Officials of the Maryland Transportation Authority (MDTA) got an earful on Monday night at a public hearing about the agency’s proposal to increase tolls over the next two years, the Baltimore Sun reported.
“It really grinds my gears,” said Mike Beczkowski of Baltimore. “We’re in the middle of an economic recession, and people can’t afford this.”
The MDTA proposal would raise the price of a round trip on most of the MDTA’s facilities to $8 for those paying cash. The first phase of the increase would come in October of this year and the second in July 2013.
The MDTA owns, operates and maintains a total of eight facilities, including the Thomas J. Hatem Memorial Bridge (U.S. 40), the John F. Kennedy Memorial Highway (I-95), the Fort McHenry Tunnel (I-95) and the Baltimore Harbor Tunnel (I-895).

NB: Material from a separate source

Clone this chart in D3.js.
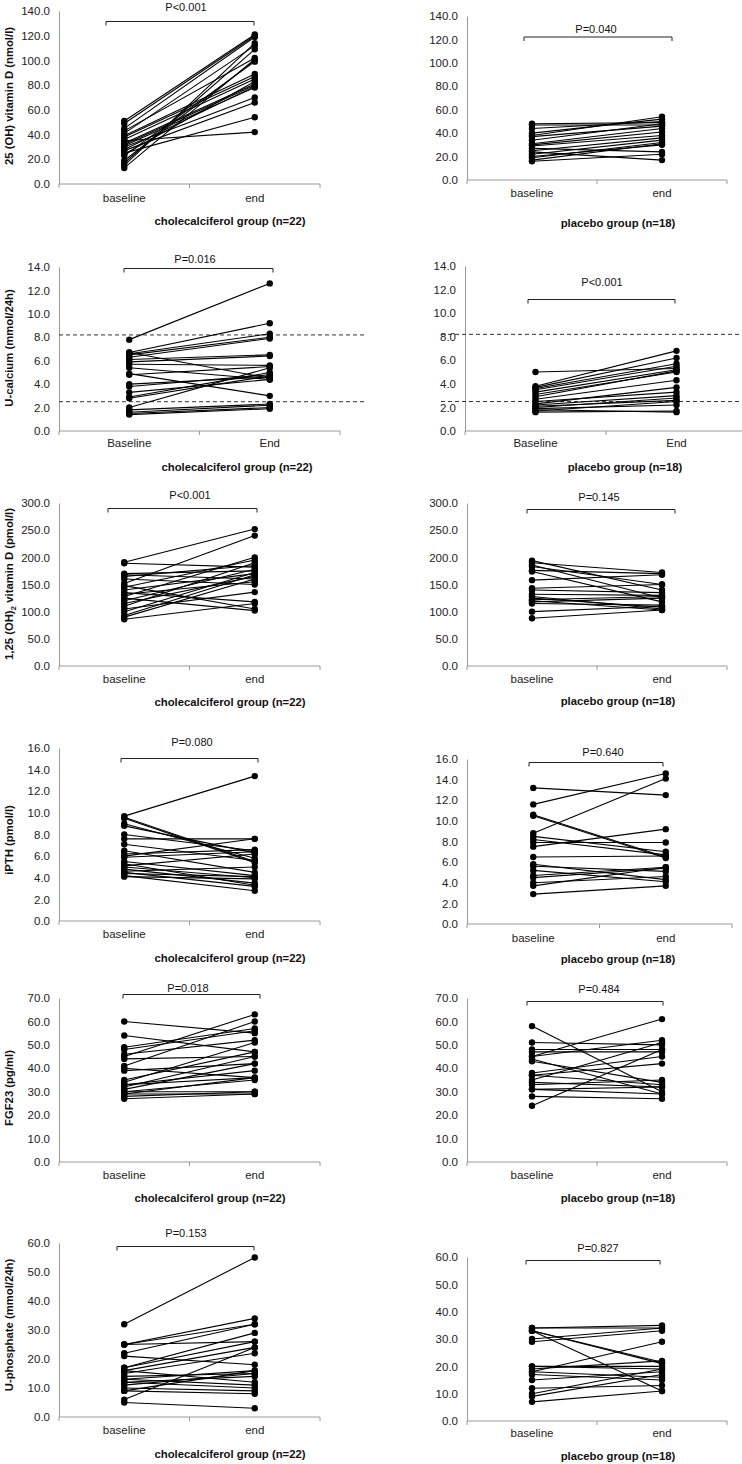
<!DOCTYPE html>
<html><head><meta charset="utf-8">
<script src="https://cdn.jsdelivr.net/npm/d3@7"></script>
<style>body{margin:0;background:#fff} svg{display:block}</style>
</head><body>
<svg id="c" width="742" height="1464"></svg>
<script>
// ---------------- DATA ----------------
const timepoints = ["baseline", "end"];
const timepointsCap = ["Baseline", "End"];
const groupLabels = ["cholecalciferol group (n=22)", "placebo group (n=18)"];
const yTitles = ["25 (OH) vitamin D (nmol/l)", "U-calcium (mmol/24h)", "1,25 (OH)2 vitamin D (pmol/l)",
                 "iPTH (pmol/l)", "FGF23 (pg/ml)", "U-phosphate (mmol/24h)"];
const yMaxes = [140, 14, 300, 16, 70, 60];
const ySteps = [20, 2, 50, 2, 10, 10];
const pValues = ["P<0.001", "P=0.040", "P=0.016", "P<0.001", "P<0.001", "P=0.145",
                 "P=0.080", "P=0.640", "P=0.018", "P=0.484", "P=0.153", "P=0.827"];
const uCalciumRefLines = [8.2, 2.5];

const vitD_chol_base = [51,49,45,43,41,39,38,36,35,33,32,31,30,28,27,25,24,23,19,17,15,13];
const vitD_chol_end  = [121,120,119,102,112,89,87,85,42,81,80,78,70,79,66,54,83,99,100,109,114,101];
const vitD_plac_base = [48,47,44,40,38,37,34,31,30,29,27,25,24,22,20,19,17,16];
const vitD_plac_end  = [49,47,50,52,54,46,48,44,41,38,24,36,17,34,30,32,31,22];

const uCa_chol_base = [7.8,6.7,6.6,6.5,6.3,6.1,5.9,5.7,6.7,5.4,4.9,4.8,4.0,3.8,3.3,2.9,2.8,2.0,1.8,1.6,1.5,1.4];
const uCa_chol_end  = [12.6,9.2,8.3,8.0,7.9,6.5,6.4,5.6,4.5,4.4,3.0,5.5,4.6,4.8,4.4,5.0,4.7,5.4,2.3,2.2,2.0,1.9];
const uCa_plac_base = [5.0,3.8,3.7,3.6,3.5,3.3,3.1,2.9,2.7,2.5,2.3,2.2,2.1,2.0,1.9,1.8,1.7,1.6];
const uCa_plac_end  = [5.3,6.8,6.2,5.7,5.5,5.2,5.0,5.1,4.3,3.3,3.7,3.0,2.6,2.8,2.2,1.6,2.5,1.7];

const d125_chol_base = [191,189,170,168,165,160,152,148,145,140,135,132,128,125,120,115,110,105,100,93,90,86];
const d125_chol_end  = [252,182,175,160,185,150,240,105,195,170,118,155,200,102,178,165,190,136,172,168,160,115];
const d125_plac_base = [194,190,186,183,176,174,158,143,140,132,128,125,122,120,118,115,100,88];
const d125_plac_end  = [140,172,125,150,170,118,168,150,135,130,105,108,128,103,125,112,110,103];

const pth_chol_base = [9.7,9.6,9.5,9.0,8.8,8.0,7.6,7.1,6.5,6.2,6.0,5.9,5.5,5.3,5.1,5.0,4.8,4.6,4.5,4.4,4.2,4.1];
const pth_chol_end  = [13.4,5.5,5.4,5.8,6.3,6.5,7.6,5.6,4.5,6.6,7.6,6.4,4.2,3.3,6.2,4.0,3.5,5.0,3.2,4.1,2.8,3.9];
const pth_plac_base = [13.2,11.6,10.6,10.5,8.8,8.5,8.2,7.9,7.5,6.5,5.8,5.6,5.2,4.7,4.5,4.0,3.7,2.9];
const pth_plac_end  = [12.5,14.6,6.5,6.4,14.1,7.0,6.7,7.9,9.2,6.6,4.3,5.1,4.1,5.5,5.4,4.6,5.5,3.7];

const fgf_chol_base = [60,54,49,48,46,45,44,41,40,39,35,34,33,33,32,31,30,30,29,29,28,27];
const fgf_chol_end  = [55,47,57,56,52,63,45,60,36,42,47,51,39,36,45,42,35,30,36,29,30,29];
const fgf_plac_base = [58,51,48,47,45,45,44,43,38,37,37,35,34,33,31,31,28,24];
const fgf_plac_end  = [30,50,48,47,61,52,29,34,45,42,33,51,32,35,32,29,27,48];

const uP_chol_base = [32,25,25,25,22,21,17,17,16,16,15,14,13,13,12,12,11,10,9,9,6,5];
const uP_chol_end  = [55,34,32,26,32,18,29,26,24,12,22,15,16,11,14,10,15,9,16,8,24,3];
const uP_plac_base = [34,34,33,33,33,30,29,20,20,19,18,18,17,15,12,10,9,7];
const uP_plac_end  = [35,34,21,21.5,11,34,33,20,19,22,29,16,15,18,13,19,17,11];

const seriesBase = [vitD_chol_base, vitD_plac_base, uCa_chol_base, uCa_plac_base, d125_chol_base, d125_plac_base,
                    pth_chol_base, pth_plac_base, fgf_chol_base, fgf_plac_base, uP_chol_base, uP_plac_base];
const seriesEnd  = [vitD_chol_end, vitD_plac_end, uCa_chol_end, uCa_plac_end, d125_chol_end, d125_plac_end,
                    pth_chol_end, pth_plac_end, fgf_chol_end, fgf_plac_end, uP_chol_end, uP_plac_end];

// ---------------- LAYOUT ----------------
const layout = [
 {ax0:59,  ax1:320, yTop:11,   yBot:184,  brY:21.5,   bx0:106, bx1:254, pY:11,   pX:186, tickY:202,  gY:225,  gX:230, ttlY:96},
 {ax0:467, ax1:727, yTop:16,   yBot:180,  brY:37,     bx0:524, bx1:672, pY:33,   pX:596, tickY:197,  gY:227,  gX:618},
 {ax0:59,  ax1:340, yTop:267,  yBot:431,  brY:268.5,  bx0:124, bx1:273, pY:263,  pX:195, tickY:447,  gY:471,  gX:237, ttlY:348, ref:[59,367]},
 {ax0:465, ax1:747, yTop:266,  yBot:431,  brY:299.5,  bx0:528, bx1:675, pY:286,  pX:602, tickY:447,  gY:471,  gX:625, ref:[441,742]},
 {ax0:59,  ax1:320, yTop:503,  yBot:666,  brY:508.5,  bx0:108, bx1:257, pY:499,  pX:190, tickY:683,  gY:706,  gX:230, ttlY:584},
 {ax0:467, ax1:727, yTop:503,  yBot:666,  brY:509.5,  bx0:527, bx1:675, pY:501,  pX:599, tickY:683,  gY:705,  gX:618},
 {ax0:59,  ax1:320, yTop:748,  yBot:921,  brY:758.5,  bx0:121, bx1:258, pY:746,  pX:192, tickY:938,  gY:962,  gX:230, ttlY:840},
 {ax0:467, ax1:732, yTop:759,  yBot:924,  brY:762.5,  bx0:529, bx1:663, pY:756,  pX:603, tickY:942,  gY:963,  gX:618},
 {ax0:59,  ax1:320, yTop:998,  yBot:1162, brY:994.5,  bx0:123, bx1:260, pY:992,  pX:188, tickY:1179, gY:1202, gX:210, ttlY:1088},
 {ax0:467, ax1:727, yTop:998,  yBot:1162, brY:1001.5, bx0:527, bx1:663, pY:993,  pX:599, tickY:1179, gY:1202, gX:618},
 {ax0:59,  ax1:320, yTop:1243, yBot:1417, brY:1246.5, bx0:117, bx1:254, pY:1237, pX:186, tickY:1434, gY:1458, gX:230, ttlY:1325},
 {ax0:467, ax1:727, yTop:1257, yBot:1421, brY:1260.5, bx0:526, bx1:660, pY:1252, pX:598, tickY:1437, gY:1460, gX:618},
];

const FONT = "'Liberation Sans', Arial, Helvetica, sans-serif";
const svg = d3.select("#c");

layout.forEach((L, i) => {
  const row = Math.floor(i / 2), col = i % 2;
  const cats = row === 1 ? timepointsCap : timepoints;
  const g = svg.append("g");

  const x = d3.scaleBand().domain(cats).range([L.ax0, L.ax1]).padding(0);
  const y = d3.scaleLinear().domain([0, yMaxes[row]]).range([L.yBot, L.yTop]);
  const cx = c => x(c) + x.bandwidth() / 2;

  // y axis
  const yAxis = d3.axisLeft(y)
    .tickValues(d3.range(0, yMaxes[row] + ySteps[row] / 2, ySteps[row]))
    .tickFormat(d3.format(".1f")).tickSize(0).tickSizeOuter(0).tickPadding(9);
  const ya = g.append("g").attr("transform", `translate(${L.ax0},0)`).call(yAxis);
  ya.select(".domain").attr("stroke", "#9a9a9a");
  ya.selectAll("text").attr("font-family", FONT).attr("font-size", 11.5).attr("fill", "#222");

  // x axis line with ticks at band edges
  g.append("line").attr("x1", L.ax0).attr("x2", L.ax1).attr("y1", L.yBot).attr("y2", L.yBot)
    .attr("stroke", "#9a9a9a");
  const edges = [x(cats[0]), x(cats[1]), x(cats[1]) + x.bandwidth()];
  g.selectAll(".xt").data(edges).join("line")
    .attr("x1", d => d).attr("x2", d => d).attr("y1", L.yBot).attr("y2", L.yBot + 4)
    .attr("stroke", "#9a9a9a");
  g.selectAll(".xl").data(cats).join("text")
    .attr("x", d => cx(d)).attr("y", L.tickY).attr("text-anchor", "middle")
    .attr("font-family", FONT).attr("font-size", 11.5).attr("fill", "#222").text(d => d);

  // group label
  g.append("text").attr("x", L.gX).attr("y", L.gY).attr("text-anchor", "middle")
    .attr("font-family", FONT).attr("font-size", 11.3).attr("font-weight", "bold").attr("fill", "#111")
    .text(groupLabels[col]);

  // y title
  if (col === 0) {
    const t = g.append("text").attr("transform", `translate(13,${L.ttlY}) rotate(-90)`)
      .attr("text-anchor", "middle").attr("font-family", FONT).attr("font-size", 11.3)
      .attr("font-weight", "bold").attr("fill", "#111");
    if (row === 2) {
      t.append("tspan").text("1,25 (OH)");
      t.append("tspan").attr("font-size", 8).attr("dy", 3).text("2");
      t.append("tspan").attr("dy", -3).text(" vitamin D (pmol/l)");
    } else t.text(yTitles[row]);
  }

  // reference dashed lines
  if (L.ref) {
    g.selectAll(".ref").data(uCalciumRefLines).join("line")
      .attr("x1", L.ref[0]).attr("x2", L.ref[1]).attr("y1", d => y(d)).attr("y2", d => y(d))
      .attr("stroke", "#333").attr("stroke-width", 1).attr("stroke-dasharray", "4,3");
  }

  // bracket + p-value
  g.append("path").attr("d", `M${L.bx0},${L.brY + 4}V${L.brY}H${L.bx1}V${L.brY + 4}`)
    .attr("fill", "none").attr("stroke", "#222").attr("stroke-width", 1);
  g.append("text").attr("x", L.pX).attr("y", L.pY).attr("text-anchor", "middle")
    .attr("font-family", FONT).attr("font-size", 11).attr("fill", "#111").text(pValues[i]);

  // data
  const base = seriesBase[i], end = seriesEnd[i];
  const pairs = base.map((b, k) => [b, end[k]]);
  g.selectAll(".pl").data(pairs).join("line")
    .attr("x1", cx(cats[0])).attr("x2", cx(cats[1]))
    .attr("y1", d => y(d[0])).attr("y2", d => y(d[1]))
    .attr("stroke", "#000").attr("stroke-width", 1.1);
  const pts = pairs.flatMap(d => [[cats[0], d[0]], [cats[1], d[1]]]);
  g.selectAll(".pt").data(pts).join("circle")
    .attr("cx", d => cx(d[0])).attr("cy", d => y(d[1])).attr("r", 3.2).attr("fill", "#000");
});
</script>
</body></html>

“There are two key forces driving this proposal: paying for major construction work needed to keep these large, aging and expensive facilities both safe and operational and paying for additional highway capacity now under construction in the Baltimore and Washington regions,” said MDTA Chairman and Transportation Secretary Beverley K. Swaim-Staley in a statement. “The bottom line is that the MDTA’s tunnels, bridges and turnpikes are financially supported through tolls and not the State’s Transportation Trust Fund or General Fund. The additional revenue is needed to meet the current and future needs of these facilities. The plan allows Maryland to offer some of the most generous commuter discounts in the country and keeps overall toll rates comparable with those elsewhere in the region.”
The MDTA’s expenses include $132 million in repairs for the Thomas J. Hatem Memorial Bridge; $121 million in work for the John F. Kennedy Memorial Highway; $225 million in repairs to the William Preston Lane Jr. Memorial (Bay) Bridge (U.S. 50/301); and $410 million in work for the three Baltimore Harbor crossings. The proposed toll increase is intended to bring in $77 million in additional revenue in 2012, $119 million in 2013 and $132 million in 2014.
Swaim-Staley said the overall size of the toll increase could not be changed but the details of E-ZPass and cash tolls for different classes of vehicles on the agency’s various bridges and tunnels might be altered in response to public comments.
The hearing Monday night was the second of nine planned by the MDTA around the state.